El caso es que ahora las tablas de la ley gastronómica de vanguardia, como no podía ser de otra forma, llevan la firma de un cocinero, que es quien domina el panorama y a quién adora la plebe y los media. Como supongo sabrán, el genial Ferrán Adriá dictó no hace mucho sus vaticinios. No es un decálogo sino 23 reflexiones que concentran “la filosofía de El Bulli”, su famoso restaurante. El primero de estos augurios no tiene desperdicio: “La cocina es un lenguaje con el que se puede expresar armonía, creatividad, felicidad, belleza, poesía, complejidad, magia, humor, provocación”. ¿Quién puede poner en duda esta afirmación? Nadie, supongo. El resto del manifiesto “adriático”, en el que no me extiendo por falta de espacio, es una amalgama de certezas –mayoritariamente- y controversias –eso de borrar las barreras entre lo dulce y lo salado sí que es provocador…-. Total, que la crítica y los cocineros ya han sentado sus reales. Pero ¿qué pasa con el cliente?
Que uno sepa no hay circo culinario, ni restaurante, ni libro, ni programa, ni merchandising, ni nada de nada si no hay un pagano que pague la entrada al show. Dicho lo cual y sin ánimos de pasar a la historia ahí van los deseos, más que predicciones, de este confidente. Es nuestro manifiesto:
• Preferimos chefs presentes que cocineros volantes, esos que se pasan más tiempo en los aviones que entre cacerolas. A todos nos gusta ver a la estrella o, si viene al caso, compartir una breve charla con él.
• Deseamos que la amabilidad de todos los integrantes de un restaurante sea una característica primordial del establecimiento.
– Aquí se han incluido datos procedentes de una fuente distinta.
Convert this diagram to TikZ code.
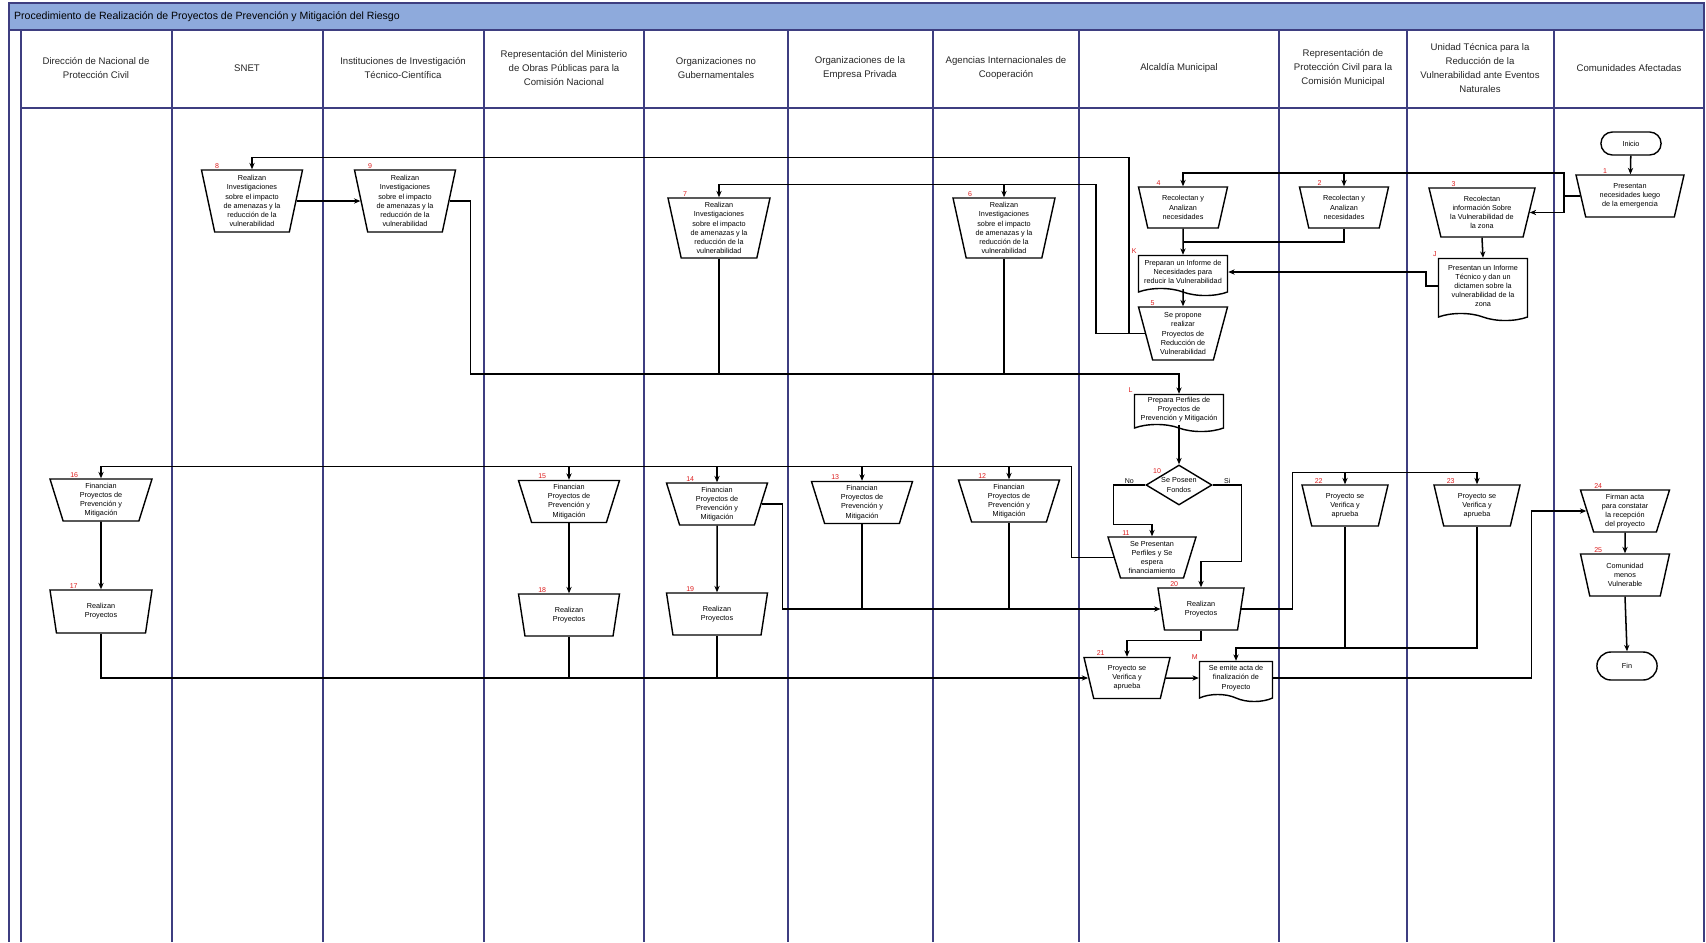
\documentclass[tikz,border=0pt]{standalone}
\usepackage{fontspec}
\setmainfont{Liberation Sans}
\usetikzlibrary{shapes.geometric,shapes.misc,shapes.symbols,arrows.meta,calc}

\definecolor{lanec}{RGB}{62,62,128}
\definecolor{titlebg}{RGB}{142,170,220}
\definecolor{numred}{RGB}{220,30,30}

\tikzset{
    lane/.style={draw=lanec, line width=1.1pt},
    lanehead/.style={align=center, font=\fontsize{8.2}{12}\selectfont, text=black!85},
    task/.style={
        trapezium, shape border rotate=180, trapezium angle=70,
        trapezium stretches body, draw, line width=1.2pt, fill=white,
        minimum width=2.64cm, minimum height=1.26cm, inner sep=0.8pt,
        align=center, font=\fontsize{6.2}{7.8}\selectfont
    },
    tall/.style={trapezium angle=76},
    docbox/.style={
        tape, tape bend top=none, tape bend bottom=out and in, tape bend height=6pt,
        draw, line width=1.2pt, fill=white,
        minimum width=2.67cm, minimum height=1.2cm, inner sep=0.8pt,
        align=center, font=\fontsize{6.2}{7.8}\selectfont
    },
    decision/.style={
        diamond, draw, line width=1.2pt, fill=white, aspect=1.65,
        minimum width=1.98cm, minimum height=1.2cm, inner sep=0.5pt,
        align=center, font=\fontsize{6.2}{7.8}\selectfont
    },
    terminal/.style={
        rounded rectangle, draw, line width=1.2pt, fill=white,
        minimum width=2.04cm, minimum height=0.69cm,
        font=\fontsize{6.2}{7.8}\selectfont
    },
    num/.style={text=numred, font=\fontsize{6}{6}\selectfont, inner sep=0.8pt},
    arrow/.style={-{Stealth[length=5.5pt,width=4.5pt]}, line width=1.3pt},
    link/.style={line width=1.3pt},
    answer/.style={font=\fontsize{6}{6}\selectfont, inner sep=1pt}
}

\begin{document}
\begin{tikzpicture}[x=0.03cm,y=-0.03cm]
\useasboundingbox (0,0) rectangle (1706,942);

% ---- Pool frame and lanes ----
\fill[titlebg] (9,3) rectangle (1704,30);
\draw[lane] (9,3) rectangle (1704,30);
\draw[lane] (9,3) -- (9,942);
\draw[lane] (1704,3) -- (1704,942);
\draw[lane] (21,30) -- (21,942);
\draw[lane] (21,108) -- (1704,108);
\foreach \x in {172,323,484,644,788,933,1079,1279,1407,1554}
    \draw[lane] (\x,30) -- (\x,942);

\node[anchor=west, font=\fontsize{9}{11}\selectfont] (title) at (10,16.5)
    {Procedimiento de Realización de Proyectos de Prevención y Mitigación del Riesgo};

% ---- Lane headers ----
\node[lanehead] (h1)  at (96,  68) {Dirección de Nacional de\\Protección Civil};
\node[lanehead] (h2)  at (247, 68) {SNET};
\node[lanehead] (h3)  at (403, 68) {Instituciones de Investigación\\Técnico-Científica};
\node[lanehead] (h4)  at (564, 68) {Representación del Ministerio\\de Obras Públicas para la\\Comisión Nacional};
\node[lanehead] (h5)  at (716, 68) {Organizaciones no\\Gubernamentales};
\node[lanehead] (h6)  at (860, 68) {Organizaciones de la\\Empresa Privada};
\node[lanehead] (h7)  at (1006,68) {Agencias Internacionales de\\Cooperación};
\node[lanehead] (h8)  at (1179,68) {Alcaldía Municipal};
\node[lanehead] (h9)  at (1343,68) {Representación de\\Protección Civil para la\\Comisión Municipal};
\node[lanehead] (h10) at (1480,68) {Unidad Técnica para la\\Reducción de la\\Vulnerabilidad ante Eventos\\Naturales};
\node[lanehead] (h11) at (1629,68) {Comunidades Afectadas};

% ---- Top part (needs and studies) ----
\node[terminal] (ini) at (1631,143.5) {Inicio};
\node[task, minimum width=3.24cm, label={[num]north west:1}] (n1) at (1630,196) {Presentan\\necesidades luego\\de la emergencia};
\node[task, minimum width=2.67cm, minimum height=1.23cm, label={[num]north west:2}] (n2) at (1344,207.5) {Recolectan y\\Analizan\\necesidades};
\node[task, minimum width=3.18cm, minimum height=1.47cm, trapezium angle=71, label={[num]north west:3}] (n3) at (1482,212.5) {Recolectan\\información Sobre\\la Vulnerabilidad de\\la zona};
\node[task, minimum width=2.67cm, minimum height=1.23cm, label={[num]north west:4}] (n4) at (1183,207.5) {Recolectan y\\Analizan\\necesidades};
\node[docbox, minimum height=1.86cm, label={[num]north west:J}] (nJ) at (1483,286) {Presentan un Informe\\Técnico y dan un\\dictamen sobre la\\vulnerabilidad de la\\zona};
\node[docbox, label={[num]north west:K}] (nK) at (1183,272) {Preparan un Informe de\\Necesidades para\\reducir la Vulnerabilidad};
\node[task, minimum width=2.67cm, minimum height=1.59cm, trapezium angle=72, label={[num]north west:5}] (n5) at (1183,333.5) {Se propone\\realizar\\Proyectos de\\Reducción de\\Vulnerabilidad};

\node[task, tall, minimum width=3.03cm, minimum height=1.86cm, label={[num]north west:8}] (n8) at (252,201) {Realizan\\Investigaciones\\sobre el impacto\\de amenazas y la\\reducción de la\\vulnerabilidad};
\node[task, tall, minimum width=3.03cm, minimum height=1.86cm, label={[num]north west:9}] (n9) at (405,201) {Realizan\\Investigaciones\\sobre el impacto\\de amenazas y la\\reducción de la\\vulnerabilidad};
\node[task, tall, minimum width=3.06cm, minimum height=1.8cm, label={[num]north west:7}] (n7) at (719,228) {Realizan\\Investigaciones\\sobre el impacto\\de amenazas y la\\reducción de la\\vulnerabilidad};
\node[task, tall, minimum width=3.06cm, minimum height=1.8cm, label={[num]north west:6}] (n6) at (1004,228) {Realizan\\Investigaciones\\sobre el impacto\\de amenazas y la\\reducción de la\\vulnerabilidad};

\node[docbox, minimum height=1.11cm, label={[num]north west:L}] (nL) at (1179,409.5) {Prepara Perfiles de\\Proyectos de\\Prevención y Mitigación};
\node[decision, label={[num]north west:10}] (n10) at (1179,485) {Se Poseen\\Fondos};
\node[task, minimum height=1.23cm, label={[num]north west:11}] (n11) at (1152,557.5) {Se Presentan\\Perfiles y Se\\espera\\financiamiento};

% ---- Financing row ----
\node[task, minimum width=3.06cm, label={[num]north west:16}] (n16) at (101,500) {Financian\\Proyectos de\\Prevención y\\Mitigación};
\node[task, minimum width=3.03cm, label={[num]north west:15}] (n15) at (569,501.5) {Financian\\Proyectos de\\Prevención y\\Mitigación};
\node[task, minimum width=3.03cm, label={[num]north west:14}] (n14) at (717,504) {Financian\\Proyectos de\\Prevención y\\Mitigación};
\node[task, minimum width=3.03cm, label={[num]north west:13}] (n13) at (862,502.5) {Financian\\Proyectos de\\Prevención y\\Mitigación};
\node[task, minimum width=3.03cm, label={[num]north west:12}] (n12) at (1009,501) {Financian\\Proyectos de\\Prevención y\\Mitigación};

% ---- Execution row ----
\node[task, minimum width=3.06cm, minimum height=1.29cm, label={[num]north west:17}] (n17) at (101,611.5) {Realizan\\Proyectos};
\node[task, minimum width=3.03cm, label={[num]north west:18}] (n18) at (569,615) {Realizan\\Proyectos};
\node[task, minimum width=3.03cm, label={[num]north west:19}] (n19) at (717,614) {Realizan\\Proyectos};
\node[task, minimum width=2.58cm, label={[num]north west:20}] (n20) at (1201,609) {Realizan\\Proyectos};
\node[task, minimum width=2.58cm, minimum height=1.23cm, label={[num]north west:22}] (n22) at (1345,505.5) {Proyecto se\\Verifica y\\aprueba};
\node[task, minimum width=2.58cm, minimum height=1.23cm, label={[num]north west:23}] (n23) at (1477,505.5) {Proyecto se\\Verifica y\\aprueba};
\node[task, minimum width=2.58cm, minimum height=1.23cm, label={[num]north west:21}] (n21) at (1127,678) {Proyecto se\\Verifica y\\aprueba};
\node[docbox, minimum width=2.19cm, label={[num]north west:M}] (nM) at (1236,678) {Se emite acta de\\finalización de\\Proyecto};
\node[task, minimum width=2.67cm, label={[num]north west:24}] (n24) at (1625,511) {Firman acta\\para constatar\\la recepción\\del proyecto};
\node[task, minimum width=2.67cm, label={[num]north west:25}] (n25) at (1625,575) {Comunidad\\menos\\Vulnerable};
\node[terminal, minimum height=0.84cm] (fin) at (1627,666) {Fin};

% junction points
\coordinate (c1) at (1564,173);
\coordinate (jL) at ($(nL.north)+(0,-20)$);
\coordinate (jF) at ($(n16.north)+(0,-12)$);
\coordinate (jV) at ($(n23.north)+(0,-12)$);
\coordinate (jM) at ($(nM.north)+(0,-13)$);

% Start -> needs
\draw[arrow] (ini) -- (n1);
\draw[arrow] (n1.west) -| (c1) -| (n2.north);
\draw[arrow] (c1) -| (n4.north);
\draw[arrow] (n1.west) -| (c1 |- n3.east) -- (n3.east);

% Needs -> report -> proposal
\draw[arrow] (n4.south) -- (nK.north);
\draw[link] (n2.south) |- ($(n4.south)!0.5!(nK.north)$);
\draw[arrow] (n3.south) -- (nJ.north);
\draw[arrow] (nJ.west) -- ++(-12,0) |- (nK.east);
\draw[arrow] (nK.south) -- (n5.north);

% Proposal -> research institutions
\draw[arrow] (n5.west) -- ++(-16,0) |- ($(n8.north)+(0,-12)$) -- (n8.north);
\draw[arrow] (n5.west) -- ++(-49,0) |- ($(n7.north)+(0,-13)$) -- (n7.north);
\draw[arrow] ($(n6.north)+(0,-13)$) -- (n6.north);
\draw[arrow] (n8.east) -- (n9.west);

% Research -> profiles
\draw[arrow] (n9.east) -- ++(21,0) |- (jL) -- (nL.north);
\draw[link] (n7.south) -- (n7.south |- jL);
\draw[link] (n6.south) -- (n6.south |- jL);
\draw[arrow] (nL.south) -- (n10.north);

% Decision
\draw[arrow] (n10.west) -- node[answer, above] (no) {No} ++(-32,0) |- ($(n11.north)+(0,-12)$) -- (n11.north);
\draw[arrow] (n10.east) -- node[answer, above] (si) {Si} ++(29,0) |- ($(n20.north)+(0,-26)$) -- (n20.north);

% Profiles -> financing bodies
\draw[arrow] (n11.west) -- ++(-42,0) |- (jF) -- (n16.north);
\foreach \n in {n15,n14,n13,n12}
    \draw[arrow] (\n.north |- jF) -- (\n.north);

% Financing -> execution
\draw[arrow] (n16.south) -- (n17.north);
\draw[arrow] (n15.south) -- (n18.north);
\draw[arrow] (n14.south) -- (n19.north);
\draw[arrow] (n14.east) -- ++(21,0) |- (n20.west);
\foreach \n in {n13,n12}
    \draw[link] (\n.south) -- (\n.south |- n20.west);

% Execution -> verification
\draw[arrow] (n17.south) |- (n21.west);
\foreach \n in {n18,n19}
    \draw[link] (\n.south) -- (\n.south |- n21.west);
\draw[arrow] (n20.south) -- ++(0,10) -| (n21.north);
\draw[arrow] (n20.east) -- ++(51,0) |- (jV) -- (n23.north);
\draw[arrow] (n22.north |- jV) -- (n22.north);

% Verification -> closing act -> community
\draw[arrow] (n23.south) |- (jM) -- (nM.north);
\draw[link] (n22.south) -- (n22.south |- jM);
\draw[arrow] (n21.east) -- (nM.west);
\draw[arrow] (nM.east) -| ($(n24.west)+(-55,0)$) -- (n24.west);
\draw[arrow] (n24.south) -- (n25.north);
\draw[arrow] (n25.south) -- (fin.north);

\end{tikzpicture}
\end{document}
Ello implica que, si nuestro comportamiento es el correcto, a todos nos traten por igual.
• Repudiamos la larga espera entre plato y plato, hecho que destroza el ánimo y cabrea al estómago.
• No comulgamos con la insistencia de combinar un menú-degustación de ocho o diez pases con otros tantos vinos pues el cuerpo se vuelve loco…y la memoria olvida.
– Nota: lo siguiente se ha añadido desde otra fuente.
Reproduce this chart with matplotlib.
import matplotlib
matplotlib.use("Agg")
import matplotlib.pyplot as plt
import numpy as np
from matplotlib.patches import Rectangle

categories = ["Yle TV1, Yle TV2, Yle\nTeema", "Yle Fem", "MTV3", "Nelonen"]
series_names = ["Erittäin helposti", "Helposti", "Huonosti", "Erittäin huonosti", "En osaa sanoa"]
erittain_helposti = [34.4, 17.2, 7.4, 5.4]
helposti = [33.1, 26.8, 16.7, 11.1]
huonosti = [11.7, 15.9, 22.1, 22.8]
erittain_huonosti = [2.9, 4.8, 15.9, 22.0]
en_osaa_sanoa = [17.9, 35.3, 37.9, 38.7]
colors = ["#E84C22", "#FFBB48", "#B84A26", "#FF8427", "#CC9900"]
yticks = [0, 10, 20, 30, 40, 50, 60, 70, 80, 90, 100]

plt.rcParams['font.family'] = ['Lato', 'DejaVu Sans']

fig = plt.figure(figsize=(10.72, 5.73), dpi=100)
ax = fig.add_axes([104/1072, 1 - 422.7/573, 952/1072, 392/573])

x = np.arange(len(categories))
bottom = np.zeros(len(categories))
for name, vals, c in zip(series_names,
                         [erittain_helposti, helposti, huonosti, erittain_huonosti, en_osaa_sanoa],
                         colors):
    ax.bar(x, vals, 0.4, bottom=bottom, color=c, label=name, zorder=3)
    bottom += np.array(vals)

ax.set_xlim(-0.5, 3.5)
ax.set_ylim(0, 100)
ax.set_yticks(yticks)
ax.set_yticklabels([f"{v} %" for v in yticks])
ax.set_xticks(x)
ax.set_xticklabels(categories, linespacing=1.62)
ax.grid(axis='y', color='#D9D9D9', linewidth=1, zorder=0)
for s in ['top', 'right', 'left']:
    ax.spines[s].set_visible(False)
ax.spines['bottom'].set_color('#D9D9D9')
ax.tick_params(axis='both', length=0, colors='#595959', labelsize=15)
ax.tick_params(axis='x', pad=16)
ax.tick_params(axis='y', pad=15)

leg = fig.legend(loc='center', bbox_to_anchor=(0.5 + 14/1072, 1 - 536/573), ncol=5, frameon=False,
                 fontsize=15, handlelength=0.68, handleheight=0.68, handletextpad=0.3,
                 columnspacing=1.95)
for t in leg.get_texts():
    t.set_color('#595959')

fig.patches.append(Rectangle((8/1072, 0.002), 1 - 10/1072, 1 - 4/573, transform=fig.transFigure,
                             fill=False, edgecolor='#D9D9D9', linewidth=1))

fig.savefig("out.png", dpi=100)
• Tampoco nos convence la monotonía de un festín donde el agridulce sea omnipresente. Para eso ya tenemos los chinos.
• Nos decantamos por las vajillas racionales, no esas en las que hay que salir de pesca o hacer equilibrios para agarrar una aceituna.
• Amamos la naturalidad de los ingredientes, desde los más encopetados a los más humildes, por lo que repudiamos lo industrial aunque suene a cosmopolitismo.
• Nos gustaría que los cocineros fueran más listos e imaginativos, no repitiendo técnicas o productos en un mismo menú.
• Queremos que las cartas recuperen su atractivo, como los añorados Long Plays musicales, y sean la antesala de la euforia con su diseño, lenguaje embaucador, etc…
• Queremos también que el servicio sepa lo que vende y no tenga cada dos por tres que ir a preguntar a la cocina.
• No nos gusta que se estén cargando todo el acervo culinario con las dichosas deconstrucciones. Hay cosas que mejor ni tocarlas pues son imposibles de superar. “No lo toques, que es la rosa…”
• Que se practique lo que se predica, fundamentalmente en lo que respecta a la raigambre culinaria regional.
• Estamos aburridos de tanto local de diseño mal iluminado, donde ver lo que se come es una odisea.
• Y por último, y dejando muchas cosas en el teclado, que no nos engañen las guías especializadas y las crónicas puntuales con lo del precio. Por 30 euros sólo podemos tomar una ronda en la tasca de la esquina.
Nosotros, los clientes, también tenemos nuestra poesía. Que el aire sea una brisa en el paisaje adecuado, que la espuma sea la de un baño relajante, que los maridajes sean historias de amor eternas, que al salir de un restaurante siempre queramos volver.